## SOURCE MATERIAL
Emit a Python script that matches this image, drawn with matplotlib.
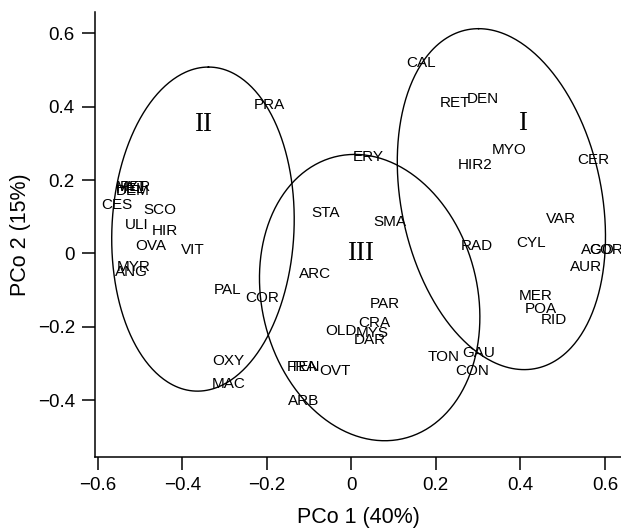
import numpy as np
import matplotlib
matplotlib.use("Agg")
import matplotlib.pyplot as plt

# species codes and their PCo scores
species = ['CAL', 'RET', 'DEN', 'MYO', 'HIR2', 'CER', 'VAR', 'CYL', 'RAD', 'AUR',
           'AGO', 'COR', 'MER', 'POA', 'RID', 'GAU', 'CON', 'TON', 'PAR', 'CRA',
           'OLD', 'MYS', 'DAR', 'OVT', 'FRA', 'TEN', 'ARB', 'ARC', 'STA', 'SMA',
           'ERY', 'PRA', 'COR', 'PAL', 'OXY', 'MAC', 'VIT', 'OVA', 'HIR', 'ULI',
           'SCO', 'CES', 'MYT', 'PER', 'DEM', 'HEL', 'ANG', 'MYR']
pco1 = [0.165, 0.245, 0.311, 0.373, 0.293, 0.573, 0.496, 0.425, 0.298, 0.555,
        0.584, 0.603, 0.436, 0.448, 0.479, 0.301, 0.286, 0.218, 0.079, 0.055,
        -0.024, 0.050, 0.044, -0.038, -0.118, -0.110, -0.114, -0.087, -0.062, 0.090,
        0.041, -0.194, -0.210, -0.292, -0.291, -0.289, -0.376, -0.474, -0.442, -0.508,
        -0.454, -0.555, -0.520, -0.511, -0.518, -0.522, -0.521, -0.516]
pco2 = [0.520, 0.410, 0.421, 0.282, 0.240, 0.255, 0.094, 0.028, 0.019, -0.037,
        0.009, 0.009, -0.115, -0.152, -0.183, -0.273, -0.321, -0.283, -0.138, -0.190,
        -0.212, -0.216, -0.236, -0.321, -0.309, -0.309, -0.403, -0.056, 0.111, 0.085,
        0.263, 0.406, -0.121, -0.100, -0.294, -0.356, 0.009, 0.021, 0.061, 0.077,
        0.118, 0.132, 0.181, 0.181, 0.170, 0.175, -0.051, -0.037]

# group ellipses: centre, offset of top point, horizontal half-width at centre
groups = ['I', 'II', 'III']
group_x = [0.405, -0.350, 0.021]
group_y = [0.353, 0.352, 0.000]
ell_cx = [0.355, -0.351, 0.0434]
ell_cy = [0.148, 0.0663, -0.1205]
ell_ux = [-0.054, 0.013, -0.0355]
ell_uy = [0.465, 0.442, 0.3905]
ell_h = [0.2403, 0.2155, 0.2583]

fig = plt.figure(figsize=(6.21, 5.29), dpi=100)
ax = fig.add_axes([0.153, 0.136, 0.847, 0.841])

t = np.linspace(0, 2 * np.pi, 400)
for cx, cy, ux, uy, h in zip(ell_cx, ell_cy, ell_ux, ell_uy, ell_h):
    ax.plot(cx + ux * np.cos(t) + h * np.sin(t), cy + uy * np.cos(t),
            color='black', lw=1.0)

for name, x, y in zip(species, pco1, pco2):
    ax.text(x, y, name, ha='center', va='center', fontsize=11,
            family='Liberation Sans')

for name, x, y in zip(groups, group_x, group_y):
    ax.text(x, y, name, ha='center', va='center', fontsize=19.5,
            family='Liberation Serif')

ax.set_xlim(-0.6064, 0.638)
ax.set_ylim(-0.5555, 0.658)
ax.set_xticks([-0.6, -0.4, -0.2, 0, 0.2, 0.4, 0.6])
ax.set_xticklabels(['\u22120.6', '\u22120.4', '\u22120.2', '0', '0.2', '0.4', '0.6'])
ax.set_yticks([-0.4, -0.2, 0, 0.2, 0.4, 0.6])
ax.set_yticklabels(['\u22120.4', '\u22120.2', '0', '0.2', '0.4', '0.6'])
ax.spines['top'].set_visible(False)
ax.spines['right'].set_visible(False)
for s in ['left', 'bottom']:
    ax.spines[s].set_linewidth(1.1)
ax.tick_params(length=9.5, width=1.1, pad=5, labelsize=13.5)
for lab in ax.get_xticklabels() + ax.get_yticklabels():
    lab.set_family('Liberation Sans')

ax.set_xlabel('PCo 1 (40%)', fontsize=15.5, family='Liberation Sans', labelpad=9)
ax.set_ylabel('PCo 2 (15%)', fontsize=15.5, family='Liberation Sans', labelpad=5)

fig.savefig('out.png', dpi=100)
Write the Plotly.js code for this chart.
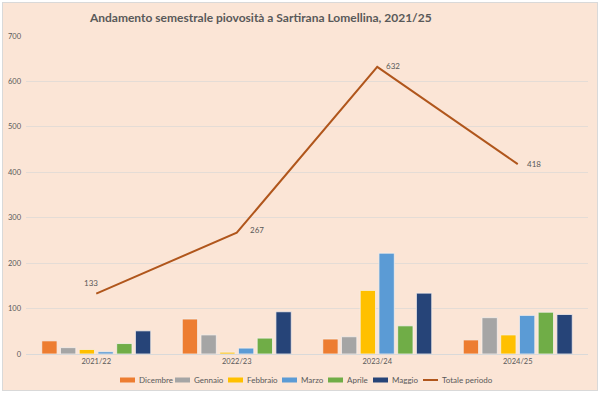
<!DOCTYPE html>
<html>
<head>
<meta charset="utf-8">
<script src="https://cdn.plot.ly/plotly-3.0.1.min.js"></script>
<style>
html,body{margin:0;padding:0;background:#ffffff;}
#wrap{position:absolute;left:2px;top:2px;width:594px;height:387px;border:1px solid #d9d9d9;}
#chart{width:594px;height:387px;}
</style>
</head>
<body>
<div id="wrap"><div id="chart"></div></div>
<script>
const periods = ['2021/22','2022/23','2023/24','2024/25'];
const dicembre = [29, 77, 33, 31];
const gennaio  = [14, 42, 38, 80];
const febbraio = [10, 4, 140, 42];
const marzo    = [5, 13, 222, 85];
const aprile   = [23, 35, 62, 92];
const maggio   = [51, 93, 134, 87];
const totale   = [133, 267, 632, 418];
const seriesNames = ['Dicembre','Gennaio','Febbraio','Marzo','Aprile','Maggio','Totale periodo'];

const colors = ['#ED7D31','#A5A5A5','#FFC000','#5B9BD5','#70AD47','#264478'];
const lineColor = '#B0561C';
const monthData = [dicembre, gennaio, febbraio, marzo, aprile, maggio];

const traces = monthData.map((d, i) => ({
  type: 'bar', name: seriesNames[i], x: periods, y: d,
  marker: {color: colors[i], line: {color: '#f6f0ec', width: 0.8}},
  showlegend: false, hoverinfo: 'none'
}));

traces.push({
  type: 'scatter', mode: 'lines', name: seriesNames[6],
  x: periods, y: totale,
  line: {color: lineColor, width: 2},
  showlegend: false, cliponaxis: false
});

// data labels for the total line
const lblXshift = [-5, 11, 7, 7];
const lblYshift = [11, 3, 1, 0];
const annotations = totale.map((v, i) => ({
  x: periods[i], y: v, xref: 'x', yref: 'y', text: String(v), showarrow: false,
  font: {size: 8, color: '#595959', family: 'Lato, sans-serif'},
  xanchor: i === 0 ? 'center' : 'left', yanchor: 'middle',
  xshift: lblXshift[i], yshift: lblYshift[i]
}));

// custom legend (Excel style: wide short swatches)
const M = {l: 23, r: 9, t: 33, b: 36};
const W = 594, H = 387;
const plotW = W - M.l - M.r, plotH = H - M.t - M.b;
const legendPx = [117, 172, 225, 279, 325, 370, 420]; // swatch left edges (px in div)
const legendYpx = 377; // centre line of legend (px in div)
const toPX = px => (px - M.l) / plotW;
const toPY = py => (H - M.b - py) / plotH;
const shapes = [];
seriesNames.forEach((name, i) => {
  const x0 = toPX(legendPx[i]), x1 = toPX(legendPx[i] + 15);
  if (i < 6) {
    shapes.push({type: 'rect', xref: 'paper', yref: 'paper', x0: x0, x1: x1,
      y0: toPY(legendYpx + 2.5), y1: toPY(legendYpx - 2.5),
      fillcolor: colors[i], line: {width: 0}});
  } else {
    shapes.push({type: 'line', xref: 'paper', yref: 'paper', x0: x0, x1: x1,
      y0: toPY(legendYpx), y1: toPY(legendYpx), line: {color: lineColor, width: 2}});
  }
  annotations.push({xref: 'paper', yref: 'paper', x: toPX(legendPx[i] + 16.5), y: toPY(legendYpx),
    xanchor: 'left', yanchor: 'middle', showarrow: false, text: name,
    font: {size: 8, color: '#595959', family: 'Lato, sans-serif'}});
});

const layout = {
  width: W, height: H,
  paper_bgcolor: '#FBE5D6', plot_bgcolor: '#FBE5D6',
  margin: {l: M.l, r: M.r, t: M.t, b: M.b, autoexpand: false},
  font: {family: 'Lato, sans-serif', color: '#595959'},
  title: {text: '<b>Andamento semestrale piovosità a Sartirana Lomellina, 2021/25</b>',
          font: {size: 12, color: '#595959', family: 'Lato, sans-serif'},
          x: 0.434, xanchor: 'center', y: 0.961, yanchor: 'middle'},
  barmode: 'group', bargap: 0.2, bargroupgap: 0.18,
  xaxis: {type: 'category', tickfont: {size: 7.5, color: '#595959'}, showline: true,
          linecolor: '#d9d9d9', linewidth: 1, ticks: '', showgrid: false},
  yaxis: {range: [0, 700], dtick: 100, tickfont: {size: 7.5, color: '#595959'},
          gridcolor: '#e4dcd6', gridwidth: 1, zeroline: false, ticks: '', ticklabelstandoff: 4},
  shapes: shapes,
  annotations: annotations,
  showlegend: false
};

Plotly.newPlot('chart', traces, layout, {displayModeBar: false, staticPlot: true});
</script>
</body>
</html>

## THE EXERCISE
Set down the records above word for word, from the first line through the line containing "ax = fig.add_axes([0.153, 0.136, 0.847, 0.841])", both included; leave out the pictures.

## WORKED ANSWER
Emit a Python script that matches this image, drawn with matplotlib.
import numpy as np
import matplotlib
matplotlib.use("Agg")
import matplotlib.pyplot as plt

# species codes and their PCo scores
species = ['CAL', 'RET', 'DEN', 'MYO', 'HIR2', 'CER', 'VAR', 'CYL', 'RAD', 'AUR',
           'AGO', 'COR', 'MER', 'POA', 'RID', 'GAU', 'CON', 'TON', 'PAR', 'CRA',
           'OLD', 'MYS', 'DAR', 'OVT', 'FRA', 'TEN', 'ARB', 'ARC', 'STA', 'SMA',
           'ERY', 'PRA', 'COR', 'PAL', 'OXY', 'MAC', 'VIT', 'OVA', 'HIR', 'ULI',
           'SCO', 'CES', 'MYT', 'PER', 'DEM', 'HEL', 'ANG', 'MYR']
pco1 = [0.165, 0.245, 0.311, 0.373, 0.293, 0.573, 0.496, 0.425, 0.298, 0.555,
        0.584, 0.603, 0.436, 0.448, 0.479, 0.301, 0.286, 0.218, 0.079, 0.055,
        -0.024, 0.050, 0.044, -0.038, -0.118, -0.110, -0.114, -0.087, -0.062, 0.090,
        0.041, -0.194, -0.210, -0.292, -0.291, -0.289, -0.376, -0.474, -0.442, -0.508,
        -0.454, -0.555, -0.520, -0.511, -0.518, -0.522, -0.521, -0.516]
pco2 = [0.520, 0.410, 0.421, 0.282, 0.240, 0.255, 0.094, 0.028, 0.019, -0.037,
        0.009, 0.009, -0.115, -0.152, -0.183, -0.273, -0.321, -0.283, -0.138, -0.190,
        -0.212, -0.216, -0.236, -0.321, -0.309, -0.309, -0.403, -0.056, 0.111, 0.085,
        0.263, 0.406, -0.121, -0.100, -0.294, -0.356, 0.009, 0.021, 0.061, 0.077,
        0.118, 0.132, 0.181, 0.181, 0.170, 0.175, -0.051, -0.037]

# group ellipses: centre, offset of top point, horizontal half-width at centre
groups = ['I', 'II', 'III']
group_x = [0.405, -0.350, 0.021]
group_y = [0.353, 0.352, 0.000]
ell_cx = [0.355, -0.351, 0.0434]
ell_cy = [0.148, 0.0663, -0.1205]
ell_ux = [-0.054, 0.013, -0.0355]
ell_uy = [0.465, 0.442, 0.3905]
ell_h = [0.2403, 0.2155, 0.2583]

fig = plt.figure(figsize=(6.21, 5.29), dpi=100)
ax = fig.add_axes([0.153, 0.136, 0.847, 0.841])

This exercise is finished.